Fałszywe oskarżenia: narzędzie do przejęcia majątku
Izabela M., z pomocą swoich rodziców, złożyła w prokuraturze zawiadomienie o rzekomej przemocy, której miała doświadczać przez lata. Ich celem było zdobycie majątku doktora Michalaka, wartego miliony złotych. Wszystko to zostało skrupulatnie zaplanowane, włącznie z fałszywymi zeznaniami oraz opinią psychologiczną potwierdzającą nieprawdziwe oskarżenia.
„Taśmy prawdy” ratują życie lekarza
Na szczęście Michalak postanowił działać. Współpraca z firmą detektywistyczną pozwoliła na zainstalowanie podsłuchów, które ujawniły całą intrygę. Nagrania rozmów Izabeli M. z rodzicami i ich wspólnikami nie pozostawiły wątpliwości co do fałszywości oskarżeń. To właśnie te dowody uchroniły lekarza przed aresztowaniem.
Nieuczciwe relacje w wymiarze sprawiedliwości
Sprawa doktora Michalaka obnaża nieprawidłowości w funkcjonowaniu polskiego wymiaru sprawiedliwości. Nagrania ukazały powiązania ojca Izabeli, adwokata Macieja W., z prokuratorami i sędziami. Dzięki tym koneksjom intryga mogła być realizowana przez osoby odpowiedzialne za egzekwowanie prawa.
Nierówność wobec prawa
Pomimo jasnych dowodów na fałszywe oskarżenia, żoliborska prokuratura odmówiła wszczęcia postępowania w sprawie fabrykowania dowodów. Powody? Polityczna poprawność i niechęć do przyznania, że mężczyzna może być ofiarą przemocy instytucjonalnej.

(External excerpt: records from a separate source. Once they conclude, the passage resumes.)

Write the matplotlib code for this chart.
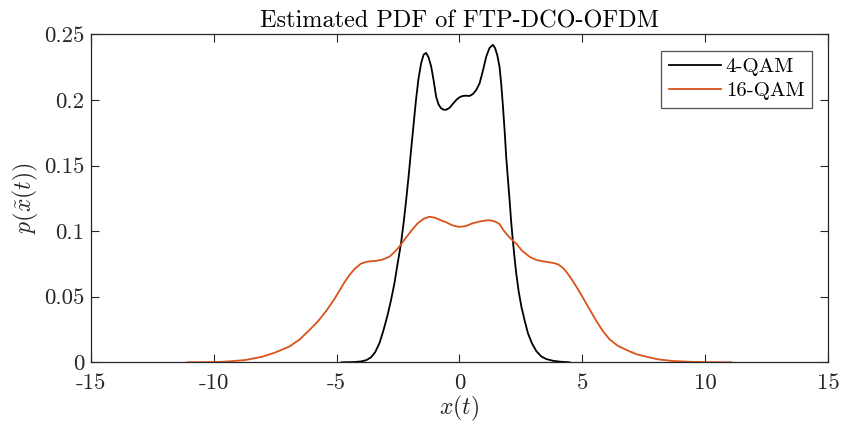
import numpy as np
import matplotlib
matplotlib.use("Agg")
import matplotlib.pyplot as plt

plt.rcParams['font.family'] = 'serif'
plt.rcParams['font.serif'] = ['cmr10', 'DejaVu Serif']
plt.rcParams['mathtext.fontset'] = 'cm'
plt.rcParams['axes.unicode_minus'] = False

# 4-QAM estimated pdf
x_qam4 = [-4.8, -4.3, -4.0, -3.8, -3.6, -3.43, -3.26, -3.1, -2.92, -2.78, -2.65,
          -2.52, -2.38, -2.27, -2.17, -2.07, -1.97, -1.87, -1.77, -1.67, -1.56,
          -1.46, -1.36, -1.26, -1.15, -1.05, -0.95, -0.85, -0.75, -0.64, -0.54,
          -0.4, -0.27, -0.13, 0.0, 0.13, 0.27, 0.41, 0.55, 0.68, 0.82, 0.95,
          1.09, 1.22, 1.36, 1.45, 1.54, 1.63, 1.70, 1.77, 1.84, 1.9, 1.97, 2.04,
          2.1, 2.17, 2.24, 2.31, 2.41, 2.52, 2.65, 2.79, 2.95, 3.13, 3.33, 3.53,
          3.8, 4.08, 4.48]
y_qam4 = [0.0, 0.0002, 0.0007, 0.0016, 0.0038, 0.0078, 0.0145, 0.024, 0.0365, 0.048, 0.060,
          0.075, 0.0907, 0.107, 0.1237, 0.142, 0.1618, 0.181, 0.200, 0.216, 0.228,
          0.2345, 0.2358, 0.2325, 0.2253, 0.2145, 0.2024, 0.1965, 0.1936, 0.1925, 0.1925,
          0.194, 0.197, 0.200, 0.202, 0.203, 0.2032, 0.203, 0.2045, 0.2075, 0.2127, 0.222,
          0.233, 0.2395, 0.242, 0.2395, 0.234, 0.2253, 0.212, 0.195, 0.176, 0.157, 0.140, 0.1237,
          0.108, 0.0932, 0.080, 0.0678, 0.054, 0.0424, 0.032, 0.022, 0.0145, 0.0085, 0.0045, 0.0025,
          0.0012, 0.0005, 0.0]

# 16-QAM estimated pdf
x_qam16 = [-11.07, -10.4, -9.8, -9.38, -8.7, -8.02, -7.5, -6.93, -6.5, -6.11, -5.75,
           -5.43, -5.1, -4.89, -4.68, -4.48, -4.25, -4.01, -3.8, -3.6, -3.4, -3.15,
           -2.85, -2.65, -2.45, -2.2, -1.95, -1.7, -1.45, -1.22, -1.0, -0.75, -0.54,
           -0.3, -0.03, 0.25, 0.54, 0.82, 1.02, 1.22, 1.45, 1.63, 1.77, 1.95, 2.13,
           2.31, 2.55, 2.85, 3.13, 3.45, 3.8, 4.0, 4.2, 4.35, 4.55, 4.76, 4.97, 5.17,
           5.37, 5.57, 5.85, 6.11, 6.45, 6.8, 7.2, 7.6, 8.1, 8.69, 9.4, 10.05, 11.07]
y_qam16 = [0.0, 0.0001, 0.0003, 0.0007, 0.0018, 0.0043, 0.0075, 0.012, 0.0175, 0.0246, 0.0315,
           0.039, 0.048, 0.0545, 0.061, 0.0665, 0.0715, 0.0752, 0.0765, 0.0771, 0.0773, 0.0782,
           0.0805, 0.084, 0.0881, 0.0945, 0.1005, 0.106, 0.1095, 0.111, 0.1102, 0.1082, 0.1067,
           0.1045, 0.1032, 0.1038, 0.106, 0.1073, 0.108, 0.1083, 0.1073, 0.1054, 0.1012, 0.097, 0.0935,
           0.0905, 0.085, 0.0805, 0.078, 0.0768, 0.0758, 0.0748, 0.0722, 0.069, 0.0638, 0.0576, 0.051,
           0.0445, 0.038, 0.0315, 0.0235, 0.0175, 0.0125, 0.0094, 0.0062, 0.0043, 0.0022, 0.001, 0.0004,
           0.0001, 0.0]

xticks = [-15, -10, -5, 0, 5, 10, 15]
xtick_labels = ['-15', '-10', '-5', '0', '5', '10', '15']
yticks = [0, 0.05, 0.1, 0.15, 0.2, 0.25]
ytick_labels = ['0', '0.05', '0.1', '0.15', '0.2', '0.25']

axcol = '#262626'
fig = plt.figure(figsize=(8.41, 4.32), dpi=100)
ax = fig.add_axes([0.1082, 0.1613, 0.8763, 0.7593])

ax.plot(x_qam4, y_qam4, color='black', lw=1.3, label='4-QAM', solid_joinstyle='round')
ax.plot(x_qam16, y_qam16, color='#D95319', lw=1.3, label='16-QAM', solid_joinstyle='round')

ax.set_xlim(-15, 15)
ax.set_ylim(0, 0.25)
ax.set_xticks(xticks)
ax.set_xticklabels(xtick_labels)
ax.set_yticks(yticks)
ax.set_yticklabels(ytick_labels)
ax.tick_params(direction='in', top=True, right=True, length=6, width=0.8,
               colors=axcol, labelsize=16.5, pad=5)
ax.tick_params(axis='x', pad=8)
for sp in ax.spines.values():
    sp.set_color(axcol)
    sp.set_linewidth(0.9)

ax.set_title('Estimated PDF of FTP-DCO-OFDM', fontsize=17.5, color='black', pad=5)
ax.set_xlabel(r'$x(t)$', fontsize=17, color=axcol, labelpad=1)
ax.set_ylabel(r'$p\left(\tilde{x}(t)\right)$', fontsize=17, color=axcol, labelpad=3)

leg = ax.legend(loc='upper right', fontsize=15, frameon=True, fancybox=False,
                edgecolor=axcol, handlelength=2.5, borderpad=0.35, labelspacing=0.25,
                handletextpad=0.25, borderaxespad=0.78)
leg.get_frame().set_linewidth(0.9)

fig.savefig('out.png', dpi=100)
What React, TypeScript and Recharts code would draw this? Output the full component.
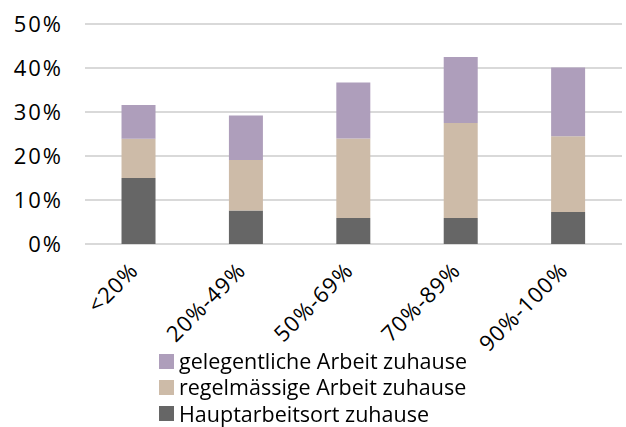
import { BarChart, Bar, XAxis, YAxis, CartesianGrid, Legend } from 'recharts';

const categories = ['<20%', '20%-49%', '50%-69%', '70%-89%', '90%-100%'];
const hauptarbeitsort = [15.0, 7.6, 5.9, 5.9, 7.3];
const regelmaessig = [8.9, 11.5, 18.1, 21.6, 17.2];
const gelegentlich = [7.7, 10.1, 12.7, 15.0, 15.6];
const yTicks = [0, 10, 20, 30, 40, 50];
const legendOrder = ['gelegentliche Arbeit zuhause', 'regelmässige Arbeit zuhause', 'Hauptarbeitsort zuhause'];

const data = categories.map((cat, i) => ({
  cat,
  haupt: hauptarbeitsort[i],
  regel: regelmaessig[i],
  gelegen: gelegentlich[i],
}));

const FONT = '"Open Sans", "Noto Sans", sans-serif';

const XTick = (props: any) => {
  const { x, y, payload } = props;
  const ax = x + 1;
  const ay = y + 20;
  return (
    <text
      x={ax}
      y={ay}
      transform={`rotate(-45, ${ax}, ${ay})`}
      textAnchor="end"
      fontSize={22}
      letterSpacing={1}
      fontFamily={FONT}
      fill="#000"
    >
      {payload.value}
    </text>
  );
};

const LegendContent = (props: any) => {
  const items = [...(props.payload || [])].sort(
    (a: any, b: any) => legendOrder.indexOf(a.value) - legendOrder.indexOf(b.value)
  );
  return (
    <div style={{ paddingLeft: 159, paddingTop: 1, fontFamily: FONT, fontSize: 21.5, lineHeight: '26px', color: '#000' }}>
      {items.map((it: any) => (
        <div key={it.value} style={{ display: 'flex', alignItems: 'center', height: 26.3 }}>
          <span style={{ width: 15, height: 15, background: it.color, marginRight: 5, display: 'inline-block' }} />
          <span>{it.value}</span>
        </div>
      ))}
    </div>
  );
};

export default function App() {
  return (
    <div style={{ position: 'fixed', left: 0, top: 0, background: '#fff' }}>
      <BarChart
        width={626}
        height={427}
        data={data}
        barCategoryGap="34%"
        margin={{ top: 24, right: 4, left: 0, bottom: 0 }}
      >
        <CartesianGrid vertical={false} stroke="#d9d9d9" strokeWidth={2} />
        <XAxis
          dataKey="cat"
          axisLine={false}
          tickLine={false}
          height={103}
          interval={0}
          tick={<XTick />}
        />
        <YAxis
          domain={[0, 50]}
          ticks={yTicks}
          tickFormatter={(v: number) => `${v}%`}
          axisLine={false}
          tickLine={false}
          tickSize={0}
          tickMargin={22}
          width={85}
          tick={{ fontSize: 22, fontFamily: FONT, fill: '#000', letterSpacing: 2 }}
        />
        <Legend
          verticalAlign="bottom"
          height={80}
          wrapperStyle={{ left: 0, width: 626 }}
          content={<LegendContent />}
        />
        <Bar dataKey="haupt" name="Hauptarbeitsort zuhause" stackId="a" fill="#666666" isAnimationActive={false} />
        <Bar dataKey="regel" name="regelmässige Arbeit zuhause" stackId="a" fill="#cdbba8" isAnimationActive={false} />
        <Bar dataKey="gelegen" name="gelegentliche Arbeit zuhause" stackId="a" fill="#ae9ebb" isAnimationActive={false} />
      </BarChart>
    </div>
  );
}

Feministyczna poprawność niszczy sprawiedliwość
Ta historia ukazuje, jak daleko mogą sięgać skutki tzw. feministycznej poprawności politycznej, która w pewnych kręgach uznaje mężczyzn za domyślnych sprawców, a kobiety za bezwarunkowe ofiary. Maciej Michalak stał się ofiarą systemu, który w imię tej ideologii odwraca się od prawdy i sprawiedliwości.
Podsumowanie
Sprawa doktora Michalaka to symboliczny przykład tego, jak łatwo można zniszczyć życie niewinnego człowieka za pomocą kłamstw i nadużyć. W czasach, gdy „polityczna poprawność” zdominowała instytucje publiczne, coraz częściej to mężczyźni stają się ofiarami systemu.